The Flip Side of Managing Client Expectations is Exceeding Them.

Blue Skies. Puffy clouds.

We did a job recently for a client I have worked for now going on 20 years. We don't do a lot of work for them but last year we shot beautiful portraits for a series of ads, a bunch of product shots that are now in catalogs, on posters and on spec. sheets. But the thing we consistently do for them is the photography for their holiday cards. They love to show off their employees by figuring out (along with the advertising advisor) clever ways to include all 125 people who make their high technology company run. Last year we shot images that were stylized like Andy Warhol's lithographs. The card was stunning. This year we were on to something else.

I contracted for two days of shooting and I went to their location, with an assistant in tow, and we set up a lighting design with a light blue background that would make cutting out (creating clipping paths) people from the background to composite them on one of the card panels easy. We had a very enjoyable time and the client schedule people and breaks, people and lunch, etc. perfectly.

The client was as gracious and genuine as could be and the staff kept the good coffee flowing. They ordered a really wonderful lunch (sandwiches, salads, etc.) both days, along with tantalizing desserts and snacks that I'll be swimming off for weeks. You just couldn't ask for more from a client.

But there was a glitch for them. They had three people who could not attend either day. One was ill, another traveling and I'm not sure about the third person. Whatever. The client seemed okay with the missing people at the time of the shoot but after they saw all the other fun images they realized that it would be demoralizing for the absent people not to be on the card this year.
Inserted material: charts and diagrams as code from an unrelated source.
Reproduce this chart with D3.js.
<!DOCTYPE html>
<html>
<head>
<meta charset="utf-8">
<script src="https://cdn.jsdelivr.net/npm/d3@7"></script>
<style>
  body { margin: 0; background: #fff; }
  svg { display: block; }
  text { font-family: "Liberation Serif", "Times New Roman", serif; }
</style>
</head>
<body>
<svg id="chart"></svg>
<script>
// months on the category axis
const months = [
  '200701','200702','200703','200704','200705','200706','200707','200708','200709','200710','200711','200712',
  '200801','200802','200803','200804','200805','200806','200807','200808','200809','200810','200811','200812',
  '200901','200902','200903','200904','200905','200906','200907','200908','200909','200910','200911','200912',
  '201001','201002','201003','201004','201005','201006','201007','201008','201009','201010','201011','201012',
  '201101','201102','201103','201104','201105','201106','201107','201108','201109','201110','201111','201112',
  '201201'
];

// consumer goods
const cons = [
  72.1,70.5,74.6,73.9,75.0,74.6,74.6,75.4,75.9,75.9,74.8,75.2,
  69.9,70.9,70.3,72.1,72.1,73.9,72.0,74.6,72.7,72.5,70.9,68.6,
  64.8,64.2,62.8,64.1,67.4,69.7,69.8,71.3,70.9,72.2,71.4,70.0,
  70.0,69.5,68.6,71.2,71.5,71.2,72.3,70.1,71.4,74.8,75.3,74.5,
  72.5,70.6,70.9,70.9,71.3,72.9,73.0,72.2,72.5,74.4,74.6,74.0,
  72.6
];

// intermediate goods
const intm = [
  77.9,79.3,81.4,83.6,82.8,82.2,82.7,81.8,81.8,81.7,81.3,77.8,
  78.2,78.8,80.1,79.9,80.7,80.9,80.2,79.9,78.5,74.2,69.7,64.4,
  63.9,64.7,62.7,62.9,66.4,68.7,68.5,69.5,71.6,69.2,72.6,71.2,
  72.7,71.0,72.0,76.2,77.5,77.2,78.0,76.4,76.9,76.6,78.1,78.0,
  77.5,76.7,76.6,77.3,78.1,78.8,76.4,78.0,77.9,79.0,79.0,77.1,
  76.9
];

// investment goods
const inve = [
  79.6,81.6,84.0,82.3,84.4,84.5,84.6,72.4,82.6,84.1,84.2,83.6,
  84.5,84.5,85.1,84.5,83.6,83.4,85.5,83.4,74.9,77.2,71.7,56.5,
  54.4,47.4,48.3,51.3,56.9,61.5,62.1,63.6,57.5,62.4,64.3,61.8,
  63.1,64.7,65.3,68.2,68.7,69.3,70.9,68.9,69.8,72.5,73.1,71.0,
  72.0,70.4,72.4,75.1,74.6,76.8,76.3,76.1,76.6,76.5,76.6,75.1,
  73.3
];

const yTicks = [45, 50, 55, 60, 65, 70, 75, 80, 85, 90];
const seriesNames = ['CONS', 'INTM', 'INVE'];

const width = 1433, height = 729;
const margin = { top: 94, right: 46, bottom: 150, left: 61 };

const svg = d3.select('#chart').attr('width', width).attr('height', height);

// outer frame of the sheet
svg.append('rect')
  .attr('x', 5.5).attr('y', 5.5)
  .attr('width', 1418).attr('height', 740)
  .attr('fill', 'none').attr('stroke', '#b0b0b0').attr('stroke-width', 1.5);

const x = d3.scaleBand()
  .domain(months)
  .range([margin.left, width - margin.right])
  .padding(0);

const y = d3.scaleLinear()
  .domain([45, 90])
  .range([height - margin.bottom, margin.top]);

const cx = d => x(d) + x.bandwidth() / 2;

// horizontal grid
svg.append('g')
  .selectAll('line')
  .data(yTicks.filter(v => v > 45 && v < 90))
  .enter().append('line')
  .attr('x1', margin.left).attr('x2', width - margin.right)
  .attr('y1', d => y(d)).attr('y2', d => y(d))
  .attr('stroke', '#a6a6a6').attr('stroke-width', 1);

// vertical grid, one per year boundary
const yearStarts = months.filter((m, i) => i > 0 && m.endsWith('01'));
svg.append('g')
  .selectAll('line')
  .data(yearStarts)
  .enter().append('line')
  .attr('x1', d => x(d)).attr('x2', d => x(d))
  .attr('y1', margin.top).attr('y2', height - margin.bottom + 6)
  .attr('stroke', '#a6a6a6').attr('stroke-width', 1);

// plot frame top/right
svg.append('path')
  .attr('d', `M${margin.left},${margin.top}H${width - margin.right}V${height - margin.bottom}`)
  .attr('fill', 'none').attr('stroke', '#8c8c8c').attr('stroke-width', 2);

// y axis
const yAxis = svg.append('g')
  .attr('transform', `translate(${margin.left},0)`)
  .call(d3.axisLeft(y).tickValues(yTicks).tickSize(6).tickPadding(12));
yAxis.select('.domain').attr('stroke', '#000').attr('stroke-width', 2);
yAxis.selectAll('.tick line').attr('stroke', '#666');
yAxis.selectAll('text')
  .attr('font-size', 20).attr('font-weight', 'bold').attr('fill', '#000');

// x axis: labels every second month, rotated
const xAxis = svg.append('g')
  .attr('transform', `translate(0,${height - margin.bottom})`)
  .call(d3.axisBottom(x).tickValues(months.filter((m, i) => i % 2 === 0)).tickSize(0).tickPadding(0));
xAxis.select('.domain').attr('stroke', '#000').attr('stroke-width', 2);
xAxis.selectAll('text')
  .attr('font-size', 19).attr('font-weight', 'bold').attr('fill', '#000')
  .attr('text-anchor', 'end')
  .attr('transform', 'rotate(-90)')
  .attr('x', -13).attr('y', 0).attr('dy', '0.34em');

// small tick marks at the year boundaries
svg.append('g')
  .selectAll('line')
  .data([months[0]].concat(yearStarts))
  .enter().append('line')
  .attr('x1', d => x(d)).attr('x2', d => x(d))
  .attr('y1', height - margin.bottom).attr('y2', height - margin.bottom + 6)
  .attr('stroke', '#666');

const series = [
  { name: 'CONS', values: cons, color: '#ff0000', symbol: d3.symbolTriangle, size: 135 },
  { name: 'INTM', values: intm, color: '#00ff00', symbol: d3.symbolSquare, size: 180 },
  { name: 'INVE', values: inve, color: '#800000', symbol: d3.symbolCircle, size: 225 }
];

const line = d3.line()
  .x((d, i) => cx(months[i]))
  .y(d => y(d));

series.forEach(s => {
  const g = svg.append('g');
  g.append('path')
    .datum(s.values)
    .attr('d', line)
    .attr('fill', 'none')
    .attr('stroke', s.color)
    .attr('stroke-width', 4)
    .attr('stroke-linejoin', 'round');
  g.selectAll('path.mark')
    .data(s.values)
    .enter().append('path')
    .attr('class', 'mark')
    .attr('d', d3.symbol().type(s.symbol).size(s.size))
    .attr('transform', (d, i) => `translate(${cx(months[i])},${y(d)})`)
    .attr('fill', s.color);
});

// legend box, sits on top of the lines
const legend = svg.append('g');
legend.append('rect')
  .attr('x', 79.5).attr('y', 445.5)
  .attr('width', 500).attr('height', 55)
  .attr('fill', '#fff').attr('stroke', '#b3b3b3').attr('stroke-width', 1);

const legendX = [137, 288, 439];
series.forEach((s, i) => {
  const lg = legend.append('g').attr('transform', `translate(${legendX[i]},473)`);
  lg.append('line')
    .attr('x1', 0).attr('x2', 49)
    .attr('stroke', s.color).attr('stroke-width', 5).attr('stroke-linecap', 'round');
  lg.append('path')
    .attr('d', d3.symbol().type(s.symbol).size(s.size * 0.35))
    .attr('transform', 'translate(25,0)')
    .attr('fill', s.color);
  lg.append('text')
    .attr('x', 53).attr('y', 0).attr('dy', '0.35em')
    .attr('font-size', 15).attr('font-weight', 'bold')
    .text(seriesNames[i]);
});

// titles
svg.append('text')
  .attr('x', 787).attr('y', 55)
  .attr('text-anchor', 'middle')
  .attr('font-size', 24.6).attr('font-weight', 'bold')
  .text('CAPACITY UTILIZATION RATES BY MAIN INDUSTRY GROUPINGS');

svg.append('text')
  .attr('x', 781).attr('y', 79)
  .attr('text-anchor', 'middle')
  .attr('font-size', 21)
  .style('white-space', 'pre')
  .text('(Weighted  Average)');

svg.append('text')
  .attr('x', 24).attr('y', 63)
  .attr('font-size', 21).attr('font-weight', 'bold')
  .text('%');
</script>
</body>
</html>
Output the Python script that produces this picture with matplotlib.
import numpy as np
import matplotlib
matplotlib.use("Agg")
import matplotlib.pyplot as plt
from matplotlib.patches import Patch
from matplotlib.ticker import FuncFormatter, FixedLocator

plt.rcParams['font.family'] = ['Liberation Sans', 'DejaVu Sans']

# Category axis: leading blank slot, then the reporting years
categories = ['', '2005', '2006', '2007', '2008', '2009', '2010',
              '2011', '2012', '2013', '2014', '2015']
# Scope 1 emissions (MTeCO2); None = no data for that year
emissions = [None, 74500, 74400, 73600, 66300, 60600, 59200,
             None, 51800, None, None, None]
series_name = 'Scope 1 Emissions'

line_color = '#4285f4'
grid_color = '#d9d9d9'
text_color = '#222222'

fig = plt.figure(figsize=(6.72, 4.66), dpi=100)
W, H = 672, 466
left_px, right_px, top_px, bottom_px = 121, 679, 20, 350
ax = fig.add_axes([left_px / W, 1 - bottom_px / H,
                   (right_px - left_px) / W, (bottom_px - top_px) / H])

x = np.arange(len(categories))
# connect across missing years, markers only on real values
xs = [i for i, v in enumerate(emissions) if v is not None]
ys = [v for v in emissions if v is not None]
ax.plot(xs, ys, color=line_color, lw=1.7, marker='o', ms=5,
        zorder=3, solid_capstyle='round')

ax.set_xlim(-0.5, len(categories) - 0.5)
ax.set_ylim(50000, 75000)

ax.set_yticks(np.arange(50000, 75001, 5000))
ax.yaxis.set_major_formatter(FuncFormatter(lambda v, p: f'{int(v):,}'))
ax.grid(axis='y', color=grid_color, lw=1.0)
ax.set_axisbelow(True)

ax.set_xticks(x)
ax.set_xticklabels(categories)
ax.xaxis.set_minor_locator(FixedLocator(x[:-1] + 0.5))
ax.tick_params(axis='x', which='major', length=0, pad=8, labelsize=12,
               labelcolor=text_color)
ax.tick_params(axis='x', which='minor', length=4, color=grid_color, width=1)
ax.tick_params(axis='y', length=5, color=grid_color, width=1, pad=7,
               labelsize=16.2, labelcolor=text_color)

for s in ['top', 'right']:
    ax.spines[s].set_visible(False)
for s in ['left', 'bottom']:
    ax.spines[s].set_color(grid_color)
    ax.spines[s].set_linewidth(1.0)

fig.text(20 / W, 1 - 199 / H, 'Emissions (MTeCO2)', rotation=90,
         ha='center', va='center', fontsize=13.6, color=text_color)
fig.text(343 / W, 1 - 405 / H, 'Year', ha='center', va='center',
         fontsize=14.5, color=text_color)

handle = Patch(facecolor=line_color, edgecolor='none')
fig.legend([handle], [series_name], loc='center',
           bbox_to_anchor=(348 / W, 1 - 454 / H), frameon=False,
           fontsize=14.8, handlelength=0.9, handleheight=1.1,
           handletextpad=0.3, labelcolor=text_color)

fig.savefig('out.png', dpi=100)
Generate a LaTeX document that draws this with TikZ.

I got an e-mail asking how much it would cost to shoot each of the three individually, at my studio. Well, we're on opposite ends of the highway, a trek of at least half an hour (if traffic cooperates) and I thought it would be a mess to get their people here. And, the funny thing was, I wanted to see all the staff included, as well. In a way it felt like including them would provide an extra layer of closure for the job.

I responded and let them know that I'd be (honestly) happy to head back up to their location this morning to get the three remaining people photographed, and that I would do it at no charge. Not only did the marketing V.P. and CEO personally thank me for thinking like part of their team but the people I photographed also let me know how much it meant to them.

I know they would have been willing to pay me a fee but they have been such a good client for so long I wanted to do something to thank them for the years of happy collaboration. This seemed just the thing. I finished up the new images and uploaded them this afternoon. The happy end to a nice project. No loose ends for me and no regret on their part that their project could have been better.

The aspect that made it seem sensible to me to volunteer was that no one asked me for a favor. That's why I felt that it was appropriate to offer.  A good client/photographer relationship is where you both win.


  1. Bravo!

    I've been on the net since DARPA and feel the need to comment about once every 4 years.
    To feel the need to comment on such an act that should be 'normal' is a bit sad, but so be it.


  2. Kirk,

    One can be a good guy and still run a successful business as you are proving. I recently read an article about Steve Jobs and my reaction to it was that one doesn't have to be an SOB to run a business. Being firm and making sure that everyone understands the expectations is key, as you have recently posted.

    And I'd rather hang out with you than someone like Steve Jobs anyway.


  3. I think smart folks understand it's a pleasure to offer a favor vs having one demanded. Now if I can teach my 8 year old that concept....

  4. A fine reminder that the most important piece of equipment in anyone's gear bag is Attitude.